The typical Senator or Representative is a lawyer. “Nearly half the members reviewed were lawyers (44.6 percent). Individuals from the business sector (13.6 percent), public service (9.9 percent) and education (7.4 percent) represented the next largest groups in Congress. Physicians were tied for ninth place, behind professionals from military, banking/insurance, and media/entertainment backgrounds.” (see http://www.hopkinsmedicine.org/Press_releases/2004/11_03_04.html).

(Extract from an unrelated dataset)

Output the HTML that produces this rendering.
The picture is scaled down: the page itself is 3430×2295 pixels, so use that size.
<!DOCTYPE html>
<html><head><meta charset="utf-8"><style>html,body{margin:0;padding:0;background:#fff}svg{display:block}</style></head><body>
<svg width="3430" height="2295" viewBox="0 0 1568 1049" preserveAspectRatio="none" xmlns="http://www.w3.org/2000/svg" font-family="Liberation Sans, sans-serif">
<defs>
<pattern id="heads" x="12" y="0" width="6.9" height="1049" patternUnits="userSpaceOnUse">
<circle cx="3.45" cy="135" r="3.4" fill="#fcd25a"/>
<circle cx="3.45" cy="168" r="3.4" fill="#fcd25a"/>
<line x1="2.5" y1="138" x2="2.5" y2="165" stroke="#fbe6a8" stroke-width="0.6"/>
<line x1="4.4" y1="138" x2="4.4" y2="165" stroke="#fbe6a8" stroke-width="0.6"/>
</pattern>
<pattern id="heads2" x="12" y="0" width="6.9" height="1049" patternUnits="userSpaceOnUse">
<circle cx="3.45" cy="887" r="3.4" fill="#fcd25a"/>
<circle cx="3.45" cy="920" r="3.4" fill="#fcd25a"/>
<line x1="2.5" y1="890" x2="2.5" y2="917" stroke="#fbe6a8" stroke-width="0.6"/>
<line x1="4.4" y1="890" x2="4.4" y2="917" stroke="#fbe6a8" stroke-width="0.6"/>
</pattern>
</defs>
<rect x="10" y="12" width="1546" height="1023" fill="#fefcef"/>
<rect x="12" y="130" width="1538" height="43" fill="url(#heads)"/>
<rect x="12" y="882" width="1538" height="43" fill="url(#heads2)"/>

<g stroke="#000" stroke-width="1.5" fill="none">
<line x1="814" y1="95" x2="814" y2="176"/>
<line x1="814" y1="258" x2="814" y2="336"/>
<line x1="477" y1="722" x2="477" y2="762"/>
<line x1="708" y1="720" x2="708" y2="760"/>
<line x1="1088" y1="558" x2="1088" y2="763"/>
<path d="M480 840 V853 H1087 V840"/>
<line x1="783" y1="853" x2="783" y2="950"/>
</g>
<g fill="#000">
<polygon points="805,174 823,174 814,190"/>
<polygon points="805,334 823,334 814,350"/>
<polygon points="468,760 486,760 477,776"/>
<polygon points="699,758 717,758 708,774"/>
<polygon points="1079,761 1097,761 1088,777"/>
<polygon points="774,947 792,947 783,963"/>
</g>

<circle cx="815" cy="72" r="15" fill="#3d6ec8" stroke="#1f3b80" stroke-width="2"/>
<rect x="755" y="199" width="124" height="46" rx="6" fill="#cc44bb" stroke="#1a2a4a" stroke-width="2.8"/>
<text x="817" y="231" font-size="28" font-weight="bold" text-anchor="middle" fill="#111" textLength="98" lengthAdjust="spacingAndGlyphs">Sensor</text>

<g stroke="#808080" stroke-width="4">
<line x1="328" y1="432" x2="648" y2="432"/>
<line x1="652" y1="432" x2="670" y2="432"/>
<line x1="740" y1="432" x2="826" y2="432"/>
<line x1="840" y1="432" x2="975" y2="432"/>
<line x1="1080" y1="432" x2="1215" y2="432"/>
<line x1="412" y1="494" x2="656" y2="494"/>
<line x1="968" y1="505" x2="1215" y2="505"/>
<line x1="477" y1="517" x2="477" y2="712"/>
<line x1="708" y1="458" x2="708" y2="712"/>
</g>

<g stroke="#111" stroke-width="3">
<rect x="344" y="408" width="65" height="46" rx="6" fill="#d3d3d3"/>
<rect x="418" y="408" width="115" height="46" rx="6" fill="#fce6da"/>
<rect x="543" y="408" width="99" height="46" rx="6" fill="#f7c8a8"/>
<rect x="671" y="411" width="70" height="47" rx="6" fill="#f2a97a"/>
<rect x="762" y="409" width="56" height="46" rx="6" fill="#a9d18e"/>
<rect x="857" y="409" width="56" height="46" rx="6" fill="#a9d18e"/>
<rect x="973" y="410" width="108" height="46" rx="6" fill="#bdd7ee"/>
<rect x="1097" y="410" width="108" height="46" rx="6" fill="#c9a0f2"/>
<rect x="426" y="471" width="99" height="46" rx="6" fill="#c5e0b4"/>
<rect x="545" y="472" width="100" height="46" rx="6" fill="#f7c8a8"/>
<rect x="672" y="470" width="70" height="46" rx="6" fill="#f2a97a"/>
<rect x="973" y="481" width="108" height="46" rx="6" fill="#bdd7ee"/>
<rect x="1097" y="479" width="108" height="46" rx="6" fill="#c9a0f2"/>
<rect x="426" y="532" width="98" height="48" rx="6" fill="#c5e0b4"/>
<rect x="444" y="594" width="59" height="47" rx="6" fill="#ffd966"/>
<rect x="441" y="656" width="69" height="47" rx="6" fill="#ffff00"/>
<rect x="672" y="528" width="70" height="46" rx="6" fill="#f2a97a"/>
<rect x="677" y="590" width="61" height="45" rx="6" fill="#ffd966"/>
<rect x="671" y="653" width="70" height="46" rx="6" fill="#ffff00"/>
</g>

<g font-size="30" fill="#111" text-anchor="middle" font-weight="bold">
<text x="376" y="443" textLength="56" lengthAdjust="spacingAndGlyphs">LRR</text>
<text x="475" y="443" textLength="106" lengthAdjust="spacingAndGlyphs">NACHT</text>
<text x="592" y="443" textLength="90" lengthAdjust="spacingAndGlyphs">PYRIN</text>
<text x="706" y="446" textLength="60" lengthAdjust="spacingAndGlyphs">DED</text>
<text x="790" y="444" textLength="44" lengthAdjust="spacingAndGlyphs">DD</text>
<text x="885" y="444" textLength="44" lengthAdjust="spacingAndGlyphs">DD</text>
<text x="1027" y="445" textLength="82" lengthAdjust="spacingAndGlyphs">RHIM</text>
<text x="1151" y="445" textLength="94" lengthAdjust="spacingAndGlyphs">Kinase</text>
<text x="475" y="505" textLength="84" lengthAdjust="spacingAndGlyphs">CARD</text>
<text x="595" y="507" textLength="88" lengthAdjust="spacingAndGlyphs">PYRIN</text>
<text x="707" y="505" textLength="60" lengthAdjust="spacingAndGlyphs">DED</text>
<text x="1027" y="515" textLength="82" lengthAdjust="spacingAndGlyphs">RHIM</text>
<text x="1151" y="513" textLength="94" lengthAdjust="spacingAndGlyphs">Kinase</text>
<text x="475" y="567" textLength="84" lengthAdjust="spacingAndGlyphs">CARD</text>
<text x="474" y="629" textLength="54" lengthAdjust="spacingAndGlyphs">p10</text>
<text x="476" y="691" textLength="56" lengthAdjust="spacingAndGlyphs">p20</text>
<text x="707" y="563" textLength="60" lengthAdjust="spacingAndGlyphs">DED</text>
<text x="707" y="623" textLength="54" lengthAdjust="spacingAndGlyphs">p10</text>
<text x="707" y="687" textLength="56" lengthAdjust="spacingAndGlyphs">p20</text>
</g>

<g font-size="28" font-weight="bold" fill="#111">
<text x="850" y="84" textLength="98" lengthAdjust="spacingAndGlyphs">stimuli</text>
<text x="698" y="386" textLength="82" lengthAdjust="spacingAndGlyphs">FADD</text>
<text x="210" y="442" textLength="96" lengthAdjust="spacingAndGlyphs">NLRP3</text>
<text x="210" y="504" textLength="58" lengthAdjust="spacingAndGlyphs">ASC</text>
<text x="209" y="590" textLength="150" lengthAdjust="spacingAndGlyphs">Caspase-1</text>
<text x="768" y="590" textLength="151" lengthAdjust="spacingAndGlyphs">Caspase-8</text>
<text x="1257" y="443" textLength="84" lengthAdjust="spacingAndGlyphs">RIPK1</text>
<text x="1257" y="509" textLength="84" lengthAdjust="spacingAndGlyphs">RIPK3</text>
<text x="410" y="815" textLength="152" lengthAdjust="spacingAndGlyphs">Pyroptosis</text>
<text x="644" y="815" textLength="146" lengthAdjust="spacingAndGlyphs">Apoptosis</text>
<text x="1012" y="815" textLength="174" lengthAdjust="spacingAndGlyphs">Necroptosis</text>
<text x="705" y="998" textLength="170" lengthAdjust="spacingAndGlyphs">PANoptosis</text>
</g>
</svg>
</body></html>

The economists Phil Graham and Richard Armey seem to be in the minority. With the exception of Senator Paul Douglas (think Cobb-Douglas!) I cannot name another economist who became a Senator. Shouldn’t Joe Stiglitz take John Corzine’s seat in New Jersey? I would also hope that Tom Sargent could defeat Hilary Clinton in New York in 2006! How much would you pay to see Robert Barro debate Ted Kennedy in a fight for an eastern senate seat?
The Hopkins piece notes that doctors are vastly under-represented in the Congress; “The politically savvy may be aware that just eight of the current 535 members and four delegates of the 108th Congress are physicians. But a detailed statistical and biographical analysis of Congressional records by Johns Hopkins researchers reveals that since 1960, a total of only 25 physicians have served in either the U.S. House of Representatives or the Senate, just 1.1 percent of 2,196 members whose records were reviewed.”
I’d like to believe that “better” policies would be enacted by Congress if 44.6% of its members were economists but can this hypothesis be tested? Can academic economists improve public policy simply by advising politicians? Few of us believe that politicians are benevolent pareto planners but leading economists continue to go to Washington to advise. Is that puzzling?
If economists would be such a useful addition to Congress as we remind our colleagues that there are “no free lunches” and that all actions have unintended consequences, why have we made so few inroads here? Is it supply or demand? Do voters not like us because we are loud and arrogant? Are we too gutless to stomach the long campaign? Does academic economics self select people who are “unelectable”? If there was campaign reform such that politicians debated each other on PBS, people watched the televised debates and then voted, would more economists try?